Luxembourg, the city, is as old as the ninth century—having originally been settled by the Vikings. Luxembourg, the country, only dates to the nineteenth century. The name Luxembourg means “little fortress” and the city was apparently a very good one. When we got there, we saw some of the old city walls and it was easy to see why the location above the river was formidable.
The main industry in Luxembourg is banking and finance and it is a wealthy country considering its size. Minimum wage is roughly ~$13,50/hr and they have more Porsches per capita than anywhere in the world.

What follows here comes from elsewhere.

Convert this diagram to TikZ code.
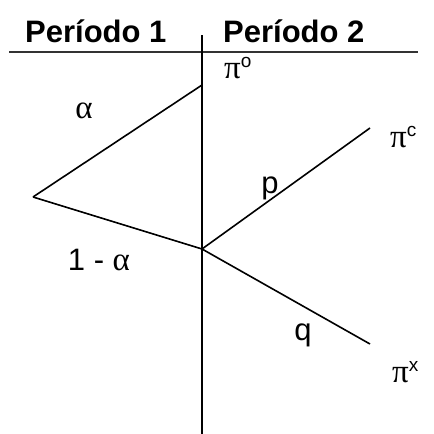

I didn’t really feel like paying 25 Euro for lunch, so another girl and I walked around a bit and then got a wrap at a small corner cafe. I haven’t said this (or thought it) about any food I’ve had so far this trip, but there is only one word to describe it: disgusting. (Mostly mayonnaise with wisps of lettuce, tomato, and prosciutto). I noticed my friend threw hers in the trash can too as we walked as well.
The guide showed us Parliament and the Duke’s residence. There were a number of churches, squares, an outdoor farmer’s market, and all the typical retail offerings of a small, high end town. She also talked a good about the EU, which had its beginnings here and cracked me up with some of her English phrases such as her frequent references to “sky scrappers.”
Leann and I walked across the bridge to the new part of town and back…There is a pedestrian/bike bridge suspended below the car bridge which made for a nice shady place to walk and take some pictures.
By the time we were back, we pretty well felt like we’d seen Luxembourg. There were some nice parks, and overall, I got the feeling that it would be a pretty nice place to live if you’re in the banking and finance world and you really like mayonnaise.
On our return trip, we stopped in Dinant, a very picturesque Belgian village where the inventor of the saxophone is from. We then wound our way up the river; it was a very beautiful drive. The area had had a coal boom in the 60s and 70s but has since lost most of its industry and is now mostly summer homes and strawberry growers.
I felt a little yuk by the time we got back. I wasn’t sure it is was from the long ride or the mayonnaise lunch that I had tried to chase away with gummy bears.
Overall, it had been a good day, but I felt the boxes had sufficiently been checked and I likely won’t be returning to Luxembourg.